Im Klassenzimmer bleibt der Tod kein Tabuthema mehr
34 Viertklässler aus Crottendorf setzen sich seit Montag mit Leben und Sterben auseinander. Der Hospizdienst "Zion" aus Aue begleitet sie auf diesem spannenden Weg.
Von Anna Neef
Crottendorf - Wann ist der richtige Zeitpunkt, um mit Kindern über den Tod zu reden? Immer. Davon sind die Frauen des Auer Hospizdiensts "Zion" überzeugt. "Kinder gehen mit dem Thema offener um als Erwachsene", sagt Claudia Orgis. Sie und acht Mitstreiterinnen füllen in Crottendorf eine wahrlich außergewöhnliche Projektwoche mit Leben: "Hospiz macht Schule" - damit befassen sich seit Montag und noch bis morgen 34 Viertklässler.

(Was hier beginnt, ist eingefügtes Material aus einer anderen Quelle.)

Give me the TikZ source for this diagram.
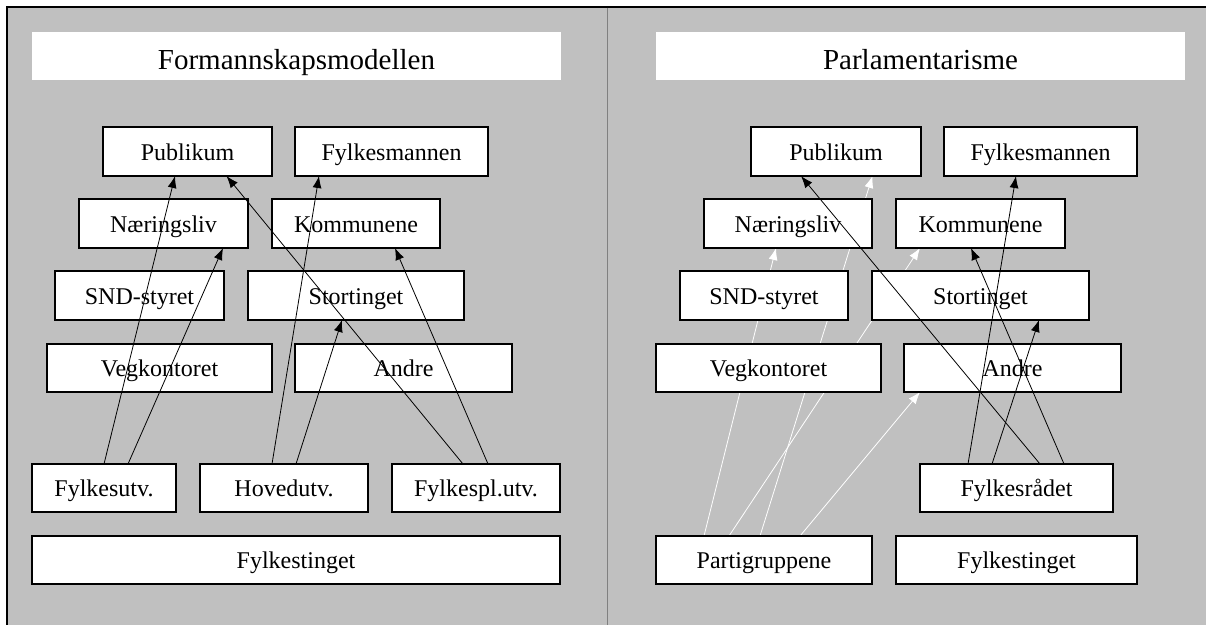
\documentclass[tikz,border=0pt]{standalone}
\usepackage{fontspec}
\setmainfont{Liberation Serif}
\usetikzlibrary{arrows.meta}
\pgfdeclarelayer{bg}
\pgfdeclarelayer{mid}
\pgfsetlayers{bg,mid,main}
\newcommand{\bx}[7][box]{\node[#1, minimum width={#5-#3}, minimum height={#6-#4}] (#2) at ({(#3+#5)/2},{(#4+#6)/2}) {#7};}
\tikzset{
  box/.style={draw=black, line width=1.8pt, fill=white, inner sep=0pt, outer sep=0pt,
    font=\fontsize{24}{28}\selectfont, text height=17pt, text depth=0pt},
  titlebox/.style={fill=white, inner sep=0pt, outer sep=0pt,
    font=\fontsize{29}{34}\selectfont, text height=26pt, text depth=0pt},
  arr/.style={draw=black, line width=0.8pt, -{Latex[length=12pt,width=9pt]}},
  warr/.style={draw=white, line width=0.8pt, -{Latex[length=12pt,width=9pt]}},
}
\begin{document}
\begin{tikzpicture}[x=1pt,y=-1pt]
\useasboundingbox (0,0) rectangle (1206,625);
% background frame
\begin{pgfonlayer}{bg}
\fill[fill={rgb,255:red,192;green,192;blue,192}] (7,7) rectangle (1206,625);
\draw[line width=1.3pt] (1206,7) -- (7,7) -- (7,625);
\draw[line width=1pt, draw={rgb,255:red,128;green,128;blue,128}] (607,7.6) -- (607,625);
\end{pgfonlayer}
% titles
\bx[titlebox]{titleL}{32}{32}{561}{80}{Formannskapsmodellen}
\bx[titlebox]{titleR}{656}{32}{1185}{80}{Parlamentarisme}
% ---------- left panel ----------
\bx{pubL}{103}{127}{272}{176}{Publikum}
\bx{fymL}{295}{127}{488}{176}{Fylkesmannen}
\bx{naeL}{79}{199}{248}{248}{Næringsliv}
\bx{komL}{272}{199}{440}{248}{Kommunene}
\bx{sndL}{55}{271}{224}{320}{SND-styret}
\bx{stoL}{248}{271}{464}{320}{Stortinget}
\bx{vegL}{47}{344}{272}{392}{Vegkontoret}
\bx{andL}{295}{344}{512}{392}{Andre}
\bx{fyuL}{32}{464}{176}{512}{Fylkesutv.}
\bx{hovL}{200}{464}{368}{512}{Hovedutv.}
\bx{fplL}{392}{464}{560}{512}{Fylkespl.utv.}
\bx{ftgL}{32}{536}{560}{584}{Fylkestinget}
\draw[arr] ([xshift=72pt]fyuL.north west) -- ([xshift=72pt]pubL.south west);
\draw[arr] ([xshift=96pt]fyuL.north west) -- ([xshift=144pt]naeL.south west);
\draw[arr] ([xshift=72pt]hovL.north west) -- ([xshift=24pt]fymL.south west);
\draw[arr] ([xshift=96pt]hovL.north west) -- ([xshift=94pt]stoL.south west);
\draw[arr] ([xshift=71pt]fplL.north west) -- ([xshift=123.5pt]pubL.south west);
\draw[arr] ([xshift=96pt]fplL.north west) -- ([xshift=123pt]komL.south west);
% ---------- right panel ----------
\bx{pubR}{751}{127}{921}{176}{Publikum}
\bx{fymR}{944}{127}{1137}{176}{Fylkesmannen}
\bx{naeR}{704}{199}{872}{248}{Næringsliv}
\bx{komR}{896}{199}{1065}{248}{Kommunene}
\bx{sndR}{680}{271}{848}{320}{SND-styret}
\bx{stoR}{872}{271}{1089}{320}{Stortinget}
\bx{vegR}{656}{344}{881}{392}{Vegkontoret}
\bx{andR}{904}{344}{1121}{392}{Andre}
\bx{fyrR}{920}{464}{1113}{512}{Fylkesrådet}
\bx{parR}{656}{536}{872}{584}{Partigruppene}
\bx{ftgR}{896}{536}{1137}{584}{Fylkestinget}
\begin{pgfonlayer}{mid}
\draw[warr] ([xshift=48pt]parR.north west) -- ([xshift=72pt]naeR.south west);
\draw[warr] ([xshift=104pt]parR.north west) -- ([xshift=121.5pt]pubR.south west);
\draw[warr] ([xshift=73pt]parR.north west) -- ([xshift=24pt]komR.south west);
\draw[warr] ([xshift=144pt]parR.north west) -- ([xshift=16pt]andR.south west);
\end{pgfonlayer}
\draw[arr] ([xshift=120pt]fyrR.north west) -- ([xshift=50pt]pubR.south west);
\draw[arr] ([xshift=48pt]fyrR.north west) -- ([xshift=72pt]fymR.south west);
\draw[arr] ([xshift=72pt]fyrR.north west) -- ([xshift=167pt]stoR.south west);
\draw[arr] ([xshift=144pt]fyrR.north west) -- ([xshift=75pt]komR.south west);
\end{tikzpicture}
\end{document}
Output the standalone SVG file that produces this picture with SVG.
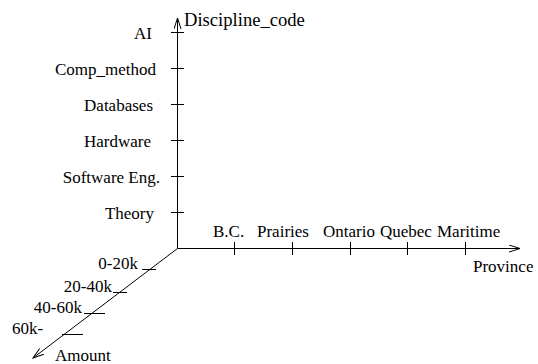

Isabelle findet das spannend. "Wir reden über Sachen, die man sonst nicht erzählt", sagt das Mädchen. Ein bissel komisch sei das schon. Aber nicht schlimm. Der Tod gehört zum Kreislauf des Lebens - das ist die Botschaft. "Es geht aber nicht nur ums Sterben", so Orgis. Älterwerden, Krankheiten, Trauer und Trost spielen ebenfalls tragende Rollen in der Projektwoche, die strengen Regeln folgt. Die Hospizdienstlerinnen aus Aue und aus Erlabrunn absolvierten im Vorfeld die nötige Qualifizierung. Entwickelt wurde das Konzept "Hospiz macht Schule" von der Hospizbewegung Düren, dem deutschen Hospiz- und Palliativ-Verband sowie Experten.
Jeder Tag beginnt gemeinsam, ehe sich die Kinder in Gruppen aufteilen. Im kleinen Kreis ist es leichter, sich zu öffnen. Das gelingt den Knirpsen trotz des vermeintlichen Tabuthemas spielend. Fast alle quasseln munter drauf los. Die tote Katze oder der tote Hamster kommen dabei ebenso zur Sprache wie die kranke Oma. Ist es unter der Erde kalt? Wie kommt es, dass Opa in eine Urne passt? Dieser Wissensdurst, ganz unverblümt, mag Erwachsene, die das Thema oft meiden, vielleicht verblüffen. Die Knirpse in Crottendorf aber reden offen darüber. "Das ist wichtig, um es gar nicht erst zum Tabuthema werden zu lassen", sagt Orgis. Nur einmal flossen bisher Tränen, gleich am ersten Tag. "Aber wir konnten das Kind gut auffangen."
Angela Breitfeld, Koordinatorin des Auer Hospizdiensts, bot im Altkreis Aue-Schwarzenberg 15 Grundschulen diese Projektwoche an. "Es gab keine Rückmeldung." Über eine Bekannte erfuhr Ines Rudolph davon. "Ich fand es gut", sagt die Leiterin der Crottendorfer Grundschule. Der Lebenskreislauf samt Tod und Vergänglichkeit seien in der Altersgruppe ohnehin Lehrstoff. "Wir informierten die Eltern übers Projekt, sie waren einverstanden", so Rudolph, die froh ist, dass alle den Mut dazu hatten. "Die Kinder gehen unvoreingenommen ran. Und die Frauen machen das klasse."
Auch Damaris erzählt und stellt viele Fragen. Sie berichtet vom Tod dreier Katzen, die die Haustiere der Familie waren. "Die Erinnerung an die Katzen macht mich schon traurig. Aber es hilft auch, mal drüber zu reden", sagt das Mädchen. "Und ich fühle mich hier geborgen." Dass Opa auf Omas Grab alle drei Tage eine Kerze anzündet, dass es mal einen kleinen Bruder gab, der zeitig starb, dass es Leute gibt, die nach einer OP glauben, kurz im Himmel gewesen zu sein, und dass ein Freund einen toten Maulwurf im Garten begraben hat - das und noch vieles mehr sprudelt in lockerer Atmosphäre aus den Kindern heraus. Unbefangen begegnen sie dem Thema. Das zeigt auch die Auflistung von Dingen, die nicht schön sind. Da steht die 1:2-Niederlage im Fußball gleich neben Regenwetter und dem toten Opa. Das mag eigenartig klingen, aber scheinbar auch nur für erwachsene Ohren. "Kinder verarbeiten Verluste und Trauer anders. Wir versuchen, ihnen Ängste zu nehmen", so Orgis.
Das Projekt "Hospiz macht Schule" behandelt an fünf Tagen folgende Themen: Werden und Vergehen, Krankheit und Leid, Sterben und Tod, das Traurig-Sein sowie Trost und Trösten. Als Arbeitsmittel dienen Geschichten, Bücher, Filme - und vor allem Gespräche.